Rita Rudner (American Stand-up Comedian) has a great line in one of her shows. The gag is that she and her husband have a small house. But it does have a guestroom. It is not a big room, but it is just big enough that when their parents come to visit for a few days they can be comfortable. So they are having the guestroom made smaller.
I feel exactly the opposite. I wish I could have a bigger house and have all my friends over as much as they want. I remember reading all those old novels (the dusty ones that everyone, myself included, hated) like The Great Gatsby, and seeing all those old films like The Philadelphia Story, that show the posh people of the bygone era “visiting” their friends. The summer houses (or country houses) always seemed to have dozens of guest suites. To have one of those would be great!
I would love to have a huge house somewhere and have rooms for all my friends to come and visit and stay as long as they wanted. Come, sponge off me like the people in the movies and books who seem to have all the disposable income in the world and no jobs to return to, at least none they ever seem to talk about. And it would take it! Having house guests all the time would be an expensive proposal. Luckily, my friends and family when they come to visit rarely ever listen to my pleas to “bring nothing.” My larder (and notably, my liquor cabinet) is usually better stocked when guests leave than when they arrive.
The occasion bringing-about this idle musing is that this morning, my parents will be leaving for the airport and heading into the United Kingdom for a visit. Since this is my last week over here on business (I have no trips scheduled after this one) and I have been writing about how much I love it over here, my parents have decided to come and visit before I leave for the states.
Dad and Flo are arriving to spend a week with me here in the UK. We’ll be taking in the sights and, as meeting my friends that I have made over here. My friends Angie and Terry are throwing a cook-out this weekend and we’ll be seeing the sights in town with Kevin. We’re going to have some fun, eat some food, drink some ale. It should be a hoot!
And as is usually the case, Dad will, with the least possible provocation tell “stories” to my friends that I will be hearing about for years. Yes, my friends in Denver still ask me to tell them the stories of the “Crunchy Pickles” that my father shared with them at a party I threw in my first home in Colorado. This and all manner of other embarrassing dirt is yours for the small price of buying my dad a drink and sitting down to chat with him. You should be cautioned, however, caveat emptor. Many of my dad’s stories are (to use Douglas Adams’ phrase) apocryphal or at least wildly inaccurate.
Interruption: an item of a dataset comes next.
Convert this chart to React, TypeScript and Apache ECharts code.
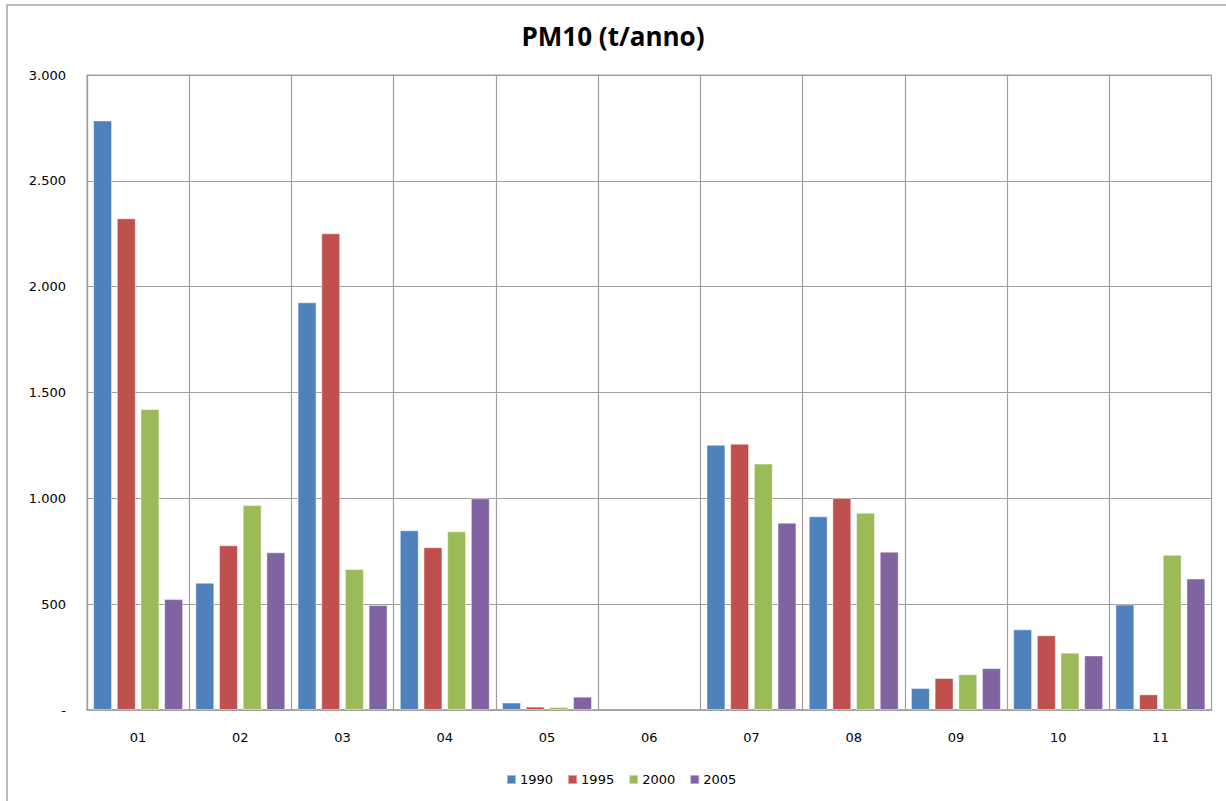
import React, { useEffect, useRef } from "react";
import * as echarts from "echarts";

const categories = ["01", "02", "03", "04", "05", "06", "07", "08", "09", "10", "11"];
const years = ["1990", "1995", "2000", "2005"];
const s1990 = [2785, 601, 1926, 849, 35, null, 1253, 915, 104, 381, 498];
const s1995 = [2323, 778, 2252, 769, 16, null, 1258, 1002, 151, 353, 74];
const s2000 = [1422, 968, 666, 844, 14, null, 1164, 932, 169, 271, 733];
const s2005 = [524, 745, 496, 1000, 63, null, 885, 748, 198, 258, 621];
const yTicks = [0, 500, 1000, 1500, 2000, 2500, 3000];

const colors = ["#4F81BD", "#C0504D", "#9BBB59", "#8064A2"];
const FONT = "'DejaVu Sans', sans-serif";
const TITLE_FONT = "'Open Sans', Lato, sans-serif";

function fmt(v: number): string {
  if (v === 0) return "-";
  return String(v).replace(/\B(?=(\d{3})+(?!\d))/g, ".");
}

export default function App() {
  const ref = useRef<HTMLDivElement>(null);
  useEffect(() => {
    if (!ref.current) return;
    const chart = echarts.init(ref.current, null, { renderer: "svg" });
    const seriesData = [s1990, s1995, s2000, s2005];
    chart.setOption({
      animation: false,
      backgroundColor: "#ffffff",
      textStyle: { fontFamily: FONT },
      title: {
        text: "PM10 (t/anno)",
        left: "center",
        top: 18,
        textStyle: { fontFamily: TITLE_FONT, fontSize: 26, fontWeight: "bold", color: "#000" },
      },
      legend: {
        data: years,
        left: 501,
        top: 768,
        itemWidth: 9,
        itemHeight: 9,
        itemGap: 14,
        icon: "rect",
        textStyle: { fontFamily: FONT, fontSize: 13, color: "#000", padding: [0, 0, 0, -1] },
      },
      graphic: [
        {
          type: "rect",
          shape: { x: 7, y: 5, width: 1240, height: 820 },
          style: { fill: "none", stroke: "#a6a6a6", lineWidth: 1.5 },
          silent: true,
        },
      ],
      grid: {
        left: 87,
        top: 75,
        width: 1124.5,
        height: 635,
        containLabel: false,
        outerBoundsMode: "none",
        show: true,
        borderColor: "#a0a0a0",
        borderWidth: 1,
      },
      xAxis: {
        type: "category",
        data: categories,
        axisLine: { show: true, lineStyle: { color: "#a0a0a0", width: 1.5 } },
        axisTick: { show: false },
        splitLine: { show: true, lineStyle: { color: "#a0a0a0", width: 1.2 } },
        axisLabel: { color: "#000", fontSize: 13, margin: 21, fontFamily: FONT },
      },
      yAxis: {
        type: "value",
        min: yTicks[0],
        max: yTicks[yTicks.length - 1],
        interval: 500,
        axisLine: { show: true, lineStyle: { color: "#a0a0a0", width: 1.2 } },
        axisTick: { show: false },
        splitLine: { show: true, lineStyle: { color: "#a0a0a0", width: 1.2 } },
        axisLabel: {
          color: "#000",
          fontSize: 13,
          margin: 21,
          fontFamily: FONT,
          formatter: (v: number) => fmt(v),
        },
      },
      series: years.map((y, i) => ({
        name: y,
        type: "bar",
        data: seriesData[i],
        barGap: "25%",
        barCategoryGap: "12%",
        itemStyle: {
          color: colors[i],
          borderColor: "rgba(255,255,255,0.45)",
          borderWidth: 1,
        },
      })),
    });
    return () => chart.dispose();
  }, []);
  return (
    <div
      ref={ref}
      style={{ position: "fixed", left: 0, top: 0, width: 1226, height: 801 }}
    />
  );
}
I am always excited to have my parents over, though and it does not happen nearly often enough. Dad and Flo have visited three times in the twelve years I have lived in Colorado. One of those time, it was not even to visit me but to go to the Mesa Verde park with my brother Denis’ family. (I was there, but also by invite.)
Well, keep reading and looking, friends! I will post pictures of my travels with my family over here in the United Kingdom as soon as I can get back to my PC and as frequently as possible. To Dad and Flo: I hope you get the chance to read this before you leave so that I can wish you safe and pleasant travels!
Wherever you are today and wherever your travels take you, I wish you clear roads, sunny skies, smooth sailing, or whatever applies to your mode of transit.